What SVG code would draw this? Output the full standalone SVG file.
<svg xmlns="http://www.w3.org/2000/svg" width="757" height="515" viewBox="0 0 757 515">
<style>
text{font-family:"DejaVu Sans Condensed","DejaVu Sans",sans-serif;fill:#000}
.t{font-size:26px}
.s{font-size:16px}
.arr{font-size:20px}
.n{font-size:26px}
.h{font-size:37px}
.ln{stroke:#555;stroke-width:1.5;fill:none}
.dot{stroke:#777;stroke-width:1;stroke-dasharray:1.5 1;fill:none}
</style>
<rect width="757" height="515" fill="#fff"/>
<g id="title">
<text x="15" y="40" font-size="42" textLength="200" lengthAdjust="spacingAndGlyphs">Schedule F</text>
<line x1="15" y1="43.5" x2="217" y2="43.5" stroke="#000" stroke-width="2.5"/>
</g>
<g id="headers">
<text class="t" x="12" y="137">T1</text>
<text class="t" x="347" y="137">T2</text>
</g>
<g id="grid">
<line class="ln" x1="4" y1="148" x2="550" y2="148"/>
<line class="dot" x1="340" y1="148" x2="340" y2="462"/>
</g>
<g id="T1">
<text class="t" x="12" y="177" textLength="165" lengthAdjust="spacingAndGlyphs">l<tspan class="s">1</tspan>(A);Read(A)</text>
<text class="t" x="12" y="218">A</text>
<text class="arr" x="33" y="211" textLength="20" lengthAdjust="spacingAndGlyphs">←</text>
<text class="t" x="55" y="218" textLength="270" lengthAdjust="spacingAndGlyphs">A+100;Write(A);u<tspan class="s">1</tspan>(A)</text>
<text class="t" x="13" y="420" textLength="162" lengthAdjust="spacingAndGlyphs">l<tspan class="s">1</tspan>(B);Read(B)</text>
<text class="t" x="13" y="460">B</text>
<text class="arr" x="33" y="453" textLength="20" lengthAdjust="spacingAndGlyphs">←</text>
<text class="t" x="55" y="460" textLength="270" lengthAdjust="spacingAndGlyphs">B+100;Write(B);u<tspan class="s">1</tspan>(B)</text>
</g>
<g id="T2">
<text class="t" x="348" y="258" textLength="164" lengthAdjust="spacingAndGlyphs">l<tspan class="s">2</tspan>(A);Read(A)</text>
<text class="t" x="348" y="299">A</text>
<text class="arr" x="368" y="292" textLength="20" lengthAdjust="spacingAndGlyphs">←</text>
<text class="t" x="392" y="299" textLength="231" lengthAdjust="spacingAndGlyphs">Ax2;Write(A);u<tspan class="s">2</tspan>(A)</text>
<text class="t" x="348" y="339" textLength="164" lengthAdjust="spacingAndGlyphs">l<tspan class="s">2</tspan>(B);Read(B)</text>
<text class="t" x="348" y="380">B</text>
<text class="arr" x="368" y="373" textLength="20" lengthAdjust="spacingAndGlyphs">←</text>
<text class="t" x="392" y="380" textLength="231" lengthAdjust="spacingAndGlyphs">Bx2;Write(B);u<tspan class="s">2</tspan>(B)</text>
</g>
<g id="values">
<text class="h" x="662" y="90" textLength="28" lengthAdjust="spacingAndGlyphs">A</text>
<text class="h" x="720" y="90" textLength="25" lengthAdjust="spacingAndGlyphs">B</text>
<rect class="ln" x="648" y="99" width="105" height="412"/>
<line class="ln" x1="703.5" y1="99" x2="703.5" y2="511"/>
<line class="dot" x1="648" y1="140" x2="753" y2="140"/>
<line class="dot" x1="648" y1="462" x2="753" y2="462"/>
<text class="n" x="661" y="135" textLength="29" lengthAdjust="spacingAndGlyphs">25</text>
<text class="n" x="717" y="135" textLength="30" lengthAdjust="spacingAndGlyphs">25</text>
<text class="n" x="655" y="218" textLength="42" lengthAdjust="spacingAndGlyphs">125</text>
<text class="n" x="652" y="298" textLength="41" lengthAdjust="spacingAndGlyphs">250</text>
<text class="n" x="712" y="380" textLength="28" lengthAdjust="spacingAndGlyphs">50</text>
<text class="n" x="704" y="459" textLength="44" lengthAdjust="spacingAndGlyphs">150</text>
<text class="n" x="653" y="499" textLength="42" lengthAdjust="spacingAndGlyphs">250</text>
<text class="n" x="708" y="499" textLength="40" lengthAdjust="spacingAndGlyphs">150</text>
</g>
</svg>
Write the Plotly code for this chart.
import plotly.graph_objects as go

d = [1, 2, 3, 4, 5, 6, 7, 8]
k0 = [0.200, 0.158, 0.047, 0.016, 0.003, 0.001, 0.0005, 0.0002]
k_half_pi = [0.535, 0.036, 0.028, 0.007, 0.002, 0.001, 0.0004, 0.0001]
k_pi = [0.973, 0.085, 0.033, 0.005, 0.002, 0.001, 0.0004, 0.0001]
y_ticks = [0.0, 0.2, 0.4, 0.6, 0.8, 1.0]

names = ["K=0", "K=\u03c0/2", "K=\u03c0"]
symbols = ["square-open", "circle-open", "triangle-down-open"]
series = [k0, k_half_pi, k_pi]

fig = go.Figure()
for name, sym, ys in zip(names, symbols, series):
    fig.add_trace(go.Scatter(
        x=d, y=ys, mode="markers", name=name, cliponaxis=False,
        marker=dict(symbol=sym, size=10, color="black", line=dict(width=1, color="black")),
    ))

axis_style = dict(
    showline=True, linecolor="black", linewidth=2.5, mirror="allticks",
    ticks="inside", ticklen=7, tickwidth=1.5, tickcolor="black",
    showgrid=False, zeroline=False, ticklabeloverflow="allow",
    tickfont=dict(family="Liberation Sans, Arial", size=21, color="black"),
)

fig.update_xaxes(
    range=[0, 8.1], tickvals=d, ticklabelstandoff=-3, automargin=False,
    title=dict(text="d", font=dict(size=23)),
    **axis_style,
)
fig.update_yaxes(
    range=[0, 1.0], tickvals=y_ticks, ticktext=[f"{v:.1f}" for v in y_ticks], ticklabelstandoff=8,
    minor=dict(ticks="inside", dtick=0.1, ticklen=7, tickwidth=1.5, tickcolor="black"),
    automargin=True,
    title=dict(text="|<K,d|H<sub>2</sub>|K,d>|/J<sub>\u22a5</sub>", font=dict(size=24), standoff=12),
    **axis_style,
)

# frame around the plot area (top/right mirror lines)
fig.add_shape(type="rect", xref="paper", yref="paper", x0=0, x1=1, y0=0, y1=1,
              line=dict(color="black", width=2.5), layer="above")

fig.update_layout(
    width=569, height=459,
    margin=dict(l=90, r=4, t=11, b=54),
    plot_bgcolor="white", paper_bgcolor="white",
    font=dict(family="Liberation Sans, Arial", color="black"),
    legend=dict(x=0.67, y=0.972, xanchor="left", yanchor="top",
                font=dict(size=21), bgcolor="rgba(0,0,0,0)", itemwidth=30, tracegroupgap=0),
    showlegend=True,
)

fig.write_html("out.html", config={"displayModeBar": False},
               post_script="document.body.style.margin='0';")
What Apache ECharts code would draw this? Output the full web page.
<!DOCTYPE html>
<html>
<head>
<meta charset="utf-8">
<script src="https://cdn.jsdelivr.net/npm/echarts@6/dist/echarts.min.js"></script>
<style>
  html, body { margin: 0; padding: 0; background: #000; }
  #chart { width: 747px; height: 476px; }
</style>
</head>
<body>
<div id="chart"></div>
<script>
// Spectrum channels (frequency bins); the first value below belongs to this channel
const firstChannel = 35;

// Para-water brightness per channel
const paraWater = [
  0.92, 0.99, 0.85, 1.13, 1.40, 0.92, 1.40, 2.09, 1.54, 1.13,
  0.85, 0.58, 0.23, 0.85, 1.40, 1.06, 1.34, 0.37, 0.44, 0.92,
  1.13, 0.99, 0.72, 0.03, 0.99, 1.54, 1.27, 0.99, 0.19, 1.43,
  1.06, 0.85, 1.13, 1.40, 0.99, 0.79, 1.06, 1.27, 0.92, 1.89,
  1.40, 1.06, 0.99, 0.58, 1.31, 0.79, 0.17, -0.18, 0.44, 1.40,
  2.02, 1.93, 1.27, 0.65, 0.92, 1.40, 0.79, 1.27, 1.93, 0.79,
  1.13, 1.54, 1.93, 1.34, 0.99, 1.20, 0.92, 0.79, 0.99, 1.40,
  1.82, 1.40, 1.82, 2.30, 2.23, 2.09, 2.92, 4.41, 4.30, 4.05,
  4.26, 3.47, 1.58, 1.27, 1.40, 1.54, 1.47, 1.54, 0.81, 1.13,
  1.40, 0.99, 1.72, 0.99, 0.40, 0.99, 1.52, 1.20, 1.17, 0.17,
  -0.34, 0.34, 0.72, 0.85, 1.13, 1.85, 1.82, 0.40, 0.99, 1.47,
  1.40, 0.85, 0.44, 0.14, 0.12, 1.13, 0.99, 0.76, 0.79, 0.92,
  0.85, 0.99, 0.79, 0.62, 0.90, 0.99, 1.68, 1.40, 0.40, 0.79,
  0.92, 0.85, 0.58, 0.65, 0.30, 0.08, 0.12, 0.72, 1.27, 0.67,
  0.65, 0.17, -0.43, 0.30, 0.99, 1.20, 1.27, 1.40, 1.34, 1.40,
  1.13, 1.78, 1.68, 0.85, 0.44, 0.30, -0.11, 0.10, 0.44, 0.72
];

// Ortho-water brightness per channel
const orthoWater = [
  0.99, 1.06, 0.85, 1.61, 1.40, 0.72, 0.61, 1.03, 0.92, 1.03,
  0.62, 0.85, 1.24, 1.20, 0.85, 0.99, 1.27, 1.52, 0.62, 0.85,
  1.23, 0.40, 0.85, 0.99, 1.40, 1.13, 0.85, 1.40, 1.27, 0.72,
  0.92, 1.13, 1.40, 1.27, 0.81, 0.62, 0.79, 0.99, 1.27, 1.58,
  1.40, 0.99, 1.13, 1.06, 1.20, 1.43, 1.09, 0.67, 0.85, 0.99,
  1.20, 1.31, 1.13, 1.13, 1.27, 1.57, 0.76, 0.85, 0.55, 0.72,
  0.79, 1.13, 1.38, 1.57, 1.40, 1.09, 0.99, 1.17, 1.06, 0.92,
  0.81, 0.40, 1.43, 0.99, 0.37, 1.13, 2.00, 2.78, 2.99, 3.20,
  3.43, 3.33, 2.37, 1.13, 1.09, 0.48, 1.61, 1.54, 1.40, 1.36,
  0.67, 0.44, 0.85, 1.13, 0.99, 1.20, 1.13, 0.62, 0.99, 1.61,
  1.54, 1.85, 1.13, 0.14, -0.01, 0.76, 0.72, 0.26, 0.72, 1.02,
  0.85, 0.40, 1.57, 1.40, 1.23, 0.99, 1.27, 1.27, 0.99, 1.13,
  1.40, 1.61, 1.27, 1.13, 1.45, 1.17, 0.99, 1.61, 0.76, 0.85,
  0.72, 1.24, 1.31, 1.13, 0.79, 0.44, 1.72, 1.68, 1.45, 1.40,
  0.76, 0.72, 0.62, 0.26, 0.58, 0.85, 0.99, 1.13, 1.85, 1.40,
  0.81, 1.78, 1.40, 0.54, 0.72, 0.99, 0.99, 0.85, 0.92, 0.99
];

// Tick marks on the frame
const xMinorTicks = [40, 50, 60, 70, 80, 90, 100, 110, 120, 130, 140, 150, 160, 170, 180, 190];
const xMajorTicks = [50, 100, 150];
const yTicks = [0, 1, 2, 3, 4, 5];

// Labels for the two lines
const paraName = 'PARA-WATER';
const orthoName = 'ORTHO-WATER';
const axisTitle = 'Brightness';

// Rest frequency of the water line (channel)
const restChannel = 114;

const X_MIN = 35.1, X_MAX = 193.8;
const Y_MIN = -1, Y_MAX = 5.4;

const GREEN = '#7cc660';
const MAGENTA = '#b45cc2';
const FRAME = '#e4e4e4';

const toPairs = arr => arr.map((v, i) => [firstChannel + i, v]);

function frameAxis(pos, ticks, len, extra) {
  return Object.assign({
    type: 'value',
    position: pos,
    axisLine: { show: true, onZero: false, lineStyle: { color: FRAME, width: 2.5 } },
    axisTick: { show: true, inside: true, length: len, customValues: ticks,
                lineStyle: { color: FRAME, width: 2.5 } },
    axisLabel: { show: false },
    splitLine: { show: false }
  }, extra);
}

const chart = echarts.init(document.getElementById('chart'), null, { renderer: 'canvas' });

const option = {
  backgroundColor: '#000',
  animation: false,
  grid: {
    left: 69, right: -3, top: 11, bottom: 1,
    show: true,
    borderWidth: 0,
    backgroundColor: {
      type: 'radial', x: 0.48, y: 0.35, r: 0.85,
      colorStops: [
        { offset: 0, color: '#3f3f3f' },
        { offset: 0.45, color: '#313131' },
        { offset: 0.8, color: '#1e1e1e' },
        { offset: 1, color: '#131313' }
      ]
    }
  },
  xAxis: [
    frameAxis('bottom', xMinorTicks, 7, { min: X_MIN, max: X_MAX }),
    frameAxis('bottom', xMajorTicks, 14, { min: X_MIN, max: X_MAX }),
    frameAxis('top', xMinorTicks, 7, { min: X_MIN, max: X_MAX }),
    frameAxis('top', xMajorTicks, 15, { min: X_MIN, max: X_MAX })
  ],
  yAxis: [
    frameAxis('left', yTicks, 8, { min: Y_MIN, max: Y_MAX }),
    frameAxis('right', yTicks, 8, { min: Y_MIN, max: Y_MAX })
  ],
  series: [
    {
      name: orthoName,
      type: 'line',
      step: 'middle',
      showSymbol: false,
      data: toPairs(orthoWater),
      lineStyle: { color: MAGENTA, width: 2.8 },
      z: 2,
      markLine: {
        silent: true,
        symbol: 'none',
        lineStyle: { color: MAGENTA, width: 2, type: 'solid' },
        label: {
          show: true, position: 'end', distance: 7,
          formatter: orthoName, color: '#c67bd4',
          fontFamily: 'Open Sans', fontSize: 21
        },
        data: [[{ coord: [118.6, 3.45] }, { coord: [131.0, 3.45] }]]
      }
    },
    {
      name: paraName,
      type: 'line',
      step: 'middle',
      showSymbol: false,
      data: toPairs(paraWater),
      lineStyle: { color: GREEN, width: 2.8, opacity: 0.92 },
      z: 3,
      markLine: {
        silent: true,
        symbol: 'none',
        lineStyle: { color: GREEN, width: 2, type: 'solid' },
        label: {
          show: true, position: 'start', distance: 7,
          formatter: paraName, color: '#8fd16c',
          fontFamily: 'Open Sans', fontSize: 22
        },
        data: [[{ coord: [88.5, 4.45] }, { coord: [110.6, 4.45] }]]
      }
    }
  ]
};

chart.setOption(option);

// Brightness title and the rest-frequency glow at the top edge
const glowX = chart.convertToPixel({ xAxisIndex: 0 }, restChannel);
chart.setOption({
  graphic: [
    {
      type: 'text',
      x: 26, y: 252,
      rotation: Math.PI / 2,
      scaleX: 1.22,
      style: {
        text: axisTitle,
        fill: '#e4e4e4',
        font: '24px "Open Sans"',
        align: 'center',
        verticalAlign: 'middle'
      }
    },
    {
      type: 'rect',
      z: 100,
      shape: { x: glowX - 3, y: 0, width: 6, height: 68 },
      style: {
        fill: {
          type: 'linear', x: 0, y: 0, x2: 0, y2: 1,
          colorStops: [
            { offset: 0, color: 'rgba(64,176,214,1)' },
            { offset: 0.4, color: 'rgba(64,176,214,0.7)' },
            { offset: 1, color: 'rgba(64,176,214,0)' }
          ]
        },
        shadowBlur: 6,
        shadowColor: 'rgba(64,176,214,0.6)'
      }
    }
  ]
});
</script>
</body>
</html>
########################################
From the entries above, extract only the lines running from the one containing "What Apache ECharts" through the one containing "const firstChannel = 35;", inclusive.

Reply:
What Apache ECharts code would draw this? Output the full web page.
<!DOCTYPE html>
<html>
<head>
<meta charset="utf-8">
<script src="https://cdn.jsdelivr.net/npm/echarts@6/dist/echarts.min.js"></script>
<style>
  html, body { margin: 0; padding: 0; background: #000; }
  #chart { width: 747px; height: 476px; }
</style>
</head>
<body>
<div id="chart"></div>
<script>
// Spectrum channels (frequency bins); the first value below belongs to this channel
const firstChannel = 35;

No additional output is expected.